● **DATA EXTRACT**:
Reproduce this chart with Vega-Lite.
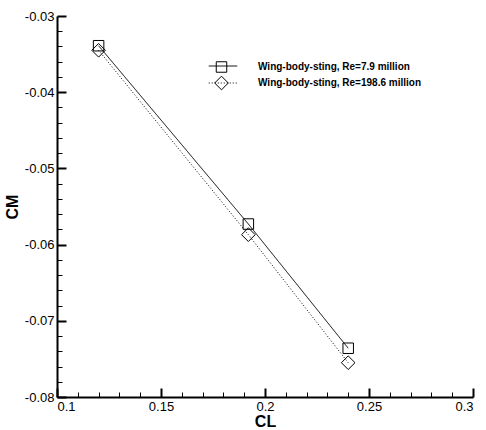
{
  "$schema": "https://vega.github.io/schema/vega-lite/v6.json",
  "width": 416,
  "height": 381,
  "autosize": {"type": "none"},
  "padding": {"left": 57, "top": 16, "right": 13, "bottom": 33},
  "background": "white",
  "data": {
    "values": [
      {"series": "Wing-body-sting, Re=7.9 million", "CL": 0.12, "CM": -0.0339},
      {"series": "Wing-body-sting, Re=7.9 million", "CL": 0.192, "CM": -0.0573},
      {"series": "Wing-body-sting, Re=7.9 million", "CL": 0.24, "CM": -0.0736},
      {"series": "Wing-body-sting, Re=198.6 million", "CL": 0.12, "CM": -0.0345},
      {"series": "Wing-body-sting, Re=198.6 million", "CL": 0.192, "CM": -0.0587},
      {"series": "Wing-body-sting, Re=198.6 million", "CL": 0.24, "CM": -0.0755}
    ]
  },
  "encoding": {
    "x": {
      "field": "CL",
      "type": "quantitative",
      "scale": {"domain": [0.1, 0.3], "nice": false, "zero": false},
      "axis": {
        "title": "CL",
        "values": [0.1, 0.11, 0.12, 0.13, 0.14, 0.15, 0.16, 0.17, 0.18, 0.19, 0.2, 0.21, 0.22, 0.23, 0.24, 0.25, 0.26, 0.27, 0.28, 0.29, 0.3],
        "tickSize": {"condition": {"test": "abs(datum.value*20 - round(datum.value*20)) < 1e-6", "value": -9}, "value": -5},
        "tickWidth": {"condition": {"test": "abs(datum.value*20 - round(datum.value*20)) < 1e-6", "value": 2}, "value": 1},
        "labelExpr": "abs(datum.value*20 - round(datum.value*20)) < 1e-6 ? format(datum.value, '~f') : ''",
        "labelPadding": 12,
        "titlePadding": 0
      }
    },
    "y": {
      "field": "CM",
      "type": "quantitative",
      "scale": {"domain": [-0.08, -0.03], "nice": false, "zero": false},
      "axis": {
        "title": "CM",
        "values": [-0.08, -0.078, -0.076, -0.074, -0.072, -0.07, -0.068, -0.066, -0.064, -0.062, -0.06, -0.058, -0.056, -0.054, -0.052, -0.05, -0.048, -0.046, -0.044, -0.042, -0.04, -0.038, -0.036, -0.034, -0.032, -0.03],
        "tickSize": {"condition": {"test": "abs(datum.value*100 - round(datum.value*100)) < 1e-6", "value": -9}, "value": -5},
        "tickWidth": {"condition": {"test": "abs(datum.value*100 - round(datum.value*100)) < 1e-6", "value": 2}, "value": 1},
        "labelExpr": "abs(datum.value*100 - round(datum.value*100)) < 1e-6 ? '-' + format(abs(datum.value), '.2f') : ''",
        "labelPadding": 12,
        "titlePadding": 4
      }
    }
  },
  "layer": [
    {
      "mark": {"type": "line", "color": "black", "strokeWidth": 1},
      "encoding": {
        "detail": {"field": "series"},
        "strokeDash": {
          "field": "series",
          "type": "nominal",
          "scale": {"domain": ["Wing-body-sting, Re=198.6 million", "Wing-body-sting, Re=7.9 million"], "range": [[1, 2], [1, 0]]},
          "legend": {
            "orient": "none",
            "legendX": 161,
            "legendY": 45,
            "title": null,
            "values": ["Wing-body-sting, Re=7.9 million", "Wing-body-sting, Re=198.6 million"],
            "symbolType": "M-5,0L5,0",
            "symbolSize": 32.5,
            "symbolStrokeColor": "black",
            "symbolStrokeWidth": 1,
            "labelExpr": "''",
            "labelFontSize": 10,
            "rowPadding": 7,
            "padding": 0
          }
        }
      }
    },
    {
      "mark": {"type": "point", "filled": false, "color": "black", "strokeWidth": 1, "opacity": 1, "size": 110},
      "encoding": {
        "shape": {
          "field": "series",
          "type": "nominal",
          "scale": {"domain": ["Wing-body-sting, Re=7.9 million", "Wing-body-sting, Re=198.6 million"], "range": ["square", "M-1.3,0L0,-1.3L1.3,0L0,1.3Z"]},
          "legend": {
            "orient": "none",
            "legendX": 158.5,
            "legendY": 45,
            "title": null,
            "symbolSize": 110,
            "symbolStrokeColor": "black",
            "symbolFillColor": "white",
            "symbolStrokeWidth": 1,
            "labelFont": "Liberation Sans",
            "labelFontWeight": "bold",
            "labelFontSize": 10,
            "labelColor": "black",
            "labelOffset": 30.5,
            "labelLimit": 300,
            "rowPadding": -1,
            "padding": 0
          }
        }
      }
    }
  ],
  "config": {
    "view": {"stroke": null},
    "axis": {
      "grid": false,
      "domainColor": "black",
      "domainWidth": 2,
      "tickColor": "black",
      "labelColor": "black",
      "labelFont": "Liberation Sans",
      "labelFontSize": 13,
      "titleFont": "Liberation Sans",
      "titleFontSize": 16,
      "titleFontWeight": "bold",
      "titleColor": "black"
    }
  }
}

● **WHAT IS REQUIRED**: Restate the whole listing above exactly, except for its images.

● **CORRECT OUTPUT**:
Reproduce this chart with Vega-Lite.
{
  "$schema": "https://vega.github.io/schema/vega-lite/v6.json",
  "width": 416,
  "height": 381,
  "autosize": {"type": "none"},
  "padding": {"left": 57, "top": 16, "right": 13, "bottom": 33},
  "background": "white",
  "data": {
    "values": [
      {"series": "Wing-body-sting, Re=7.9 million", "CL": 0.12, "CM": -0.0339},
      {"series": "Wing-body-sting, Re=7.9 million", "CL": 0.192, "CM": -0.0573},
      {"series": "Wing-body-sting, Re=7.9 million", "CL": 0.24, "CM": -0.0736},
      {"series": "Wing-body-sting, Re=198.6 million", "CL": 0.12, "CM": -0.0345},
      {"series": "Wing-body-sting, Re=198.6 million", "CL": 0.192, "CM": -0.0587},
      {"series": "Wing-body-sting, Re=198.6 million", "CL": 0.24, "CM": -0.0755}
    ]
  },
  "encoding": {
    "x": {
      "field": "CL",
      "type": "quantitative",
      "scale": {"domain": [0.1, 0.3], "nice": false, "zero": false},
      "axis": {
        "title": "CL",
        "values": [0.1, 0.11, 0.12, 0.13, 0.14, 0.15, 0.16, 0.17, 0.18, 0.19, 0.2, 0.21, 0.22, 0.23, 0.24, 0.25, 0.26, 0.27, 0.28, 0.29, 0.3],
        "tickSize": {"condition": {"test": "abs(datum.value*20 - round(datum.value*20)) < 1e-6", "value": -9}, "value": -5},
        "tickWidth": {"condition": {"test": "abs(datum.value*20 - round(datum.value*20)) < 1e-6", "value": 2}, "value": 1},
        "labelExpr": "abs(datum.value*20 - round(datum.value*20)) < 1e-6 ? format(datum.value, '~f') : ''",
        "labelPadding": 12,
        "titlePadding": 0
      }
    },
    "y": {
      "field": "CM",
      "type": "quantitative",
      "scale": {"domain": [-0.08, -0.03], "nice": false, "zero": false},
      "axis": {
        "title": "CM",
        "values": [-0.08, -0.078, -0.076, -0.074, -0.072, -0.07, -0.068, -0.066, -0.064, -0.062, -0.06, -0.058, -0.056, -0.054, -0.052, -0.05, -0.048, -0.046, -0.044, -0.042, -0.04, -0.038, -0.036, -0.034, -0.032, -0.03],
        "tickSize": {"condition": {"test": "abs(datum.value*100 - round(datum.value*100)) < 1e-6", "value": -9}, "value": -5},
        "tickWidth": {"condition": {"test": "abs(datum.value*100 - round(datum.value*100)) < 1e-6", "value": 2}, "value": 1},
        "labelExpr": "abs(datum.value*100 - round(datum.value*100)) < 1e-6 ? '-' + format(abs(datum.value), '.2f') : ''",
        "labelPadding": 12,
        "titlePadding": 4
      }
    }
  },
  "layer": [
    {
      "mark": {"type": "line", "color": "black", "strokeWidth": 1},
      "encoding": {
        "detail": {"field": "series"},
        "strokeDash": {
          "field": "series",
          "type": "nominal",
          "scale": {"domain": ["Wing-body-sting, Re=198.6 million", "Wing-body-sting, Re=7.9 million"], "range": [[1, 2], [1, 0]]},
          "legend": {
            "orient": "none",
            "legendX": 161,
            "legendY": 45,
            "title": null,
            "values": ["Wing-body-sting, Re=7.9 million", "Wing-body-sting, Re=198.6 million"],
            "symbolType": "M-5,0L5,0",
            "symbolSize": 32.5,
            "symbolStrokeColor": "black",
            "symbolStrokeWidth": 1,
            "labelExpr": "''",
            "labelFontSize": 10,
            "rowPadding": 7,
            "padding": 0
          }
        }
      }
    },
    {
      "mark": {"type": "point", "filled": false, "color": "black", "strokeWidth": 1, "opacity": 1, "size": 110},
      "encoding": {
        "shape": {
          "field": "series",
          "type": "nominal",
          "scale": {"domain": ["Wing-body-sting, Re=7.9 million", "Wing-body-sting, Re=198.6 million"], "range": ["square", "M-1.3,0L0,-1.3L1.3,0L0,1.3Z"]},
          "legend": {
            "orient": "none",
            "legendX": 158.5,
            "legendY": 45,
            "title": null,
            "symbolSize": 110,
            "symbolStrokeColor": "black",
            "symbolFillColor": "white",
            "symbolStrokeWidth": 1,
            "labelFont": "Liberation Sans",
            "labelFontWeight": "bold",
            "labelFontSize": 10,
            "labelColor": "black",
            "labelOffset": 30.5,
            "labelLimit": 300,
            "rowPadding": -1,
            "padding": 0
          }
        }
      }
    }
  ],
  "config": {
    "view": {"stroke": null},
    "axis": {
      "grid": false,
      "domainColor": "black",
      "domainWidth": 2,
      "tickColor": "black",
      "labelColor": "black",
      "labelFont": "Liberation Sans",
      "labelFontSize": 13,
      "titleFont": "Liberation Sans",
      "titleFontSize": 16,
      "titleFontWeight": "bold",
      "titleColor": "black"
    }
  }
}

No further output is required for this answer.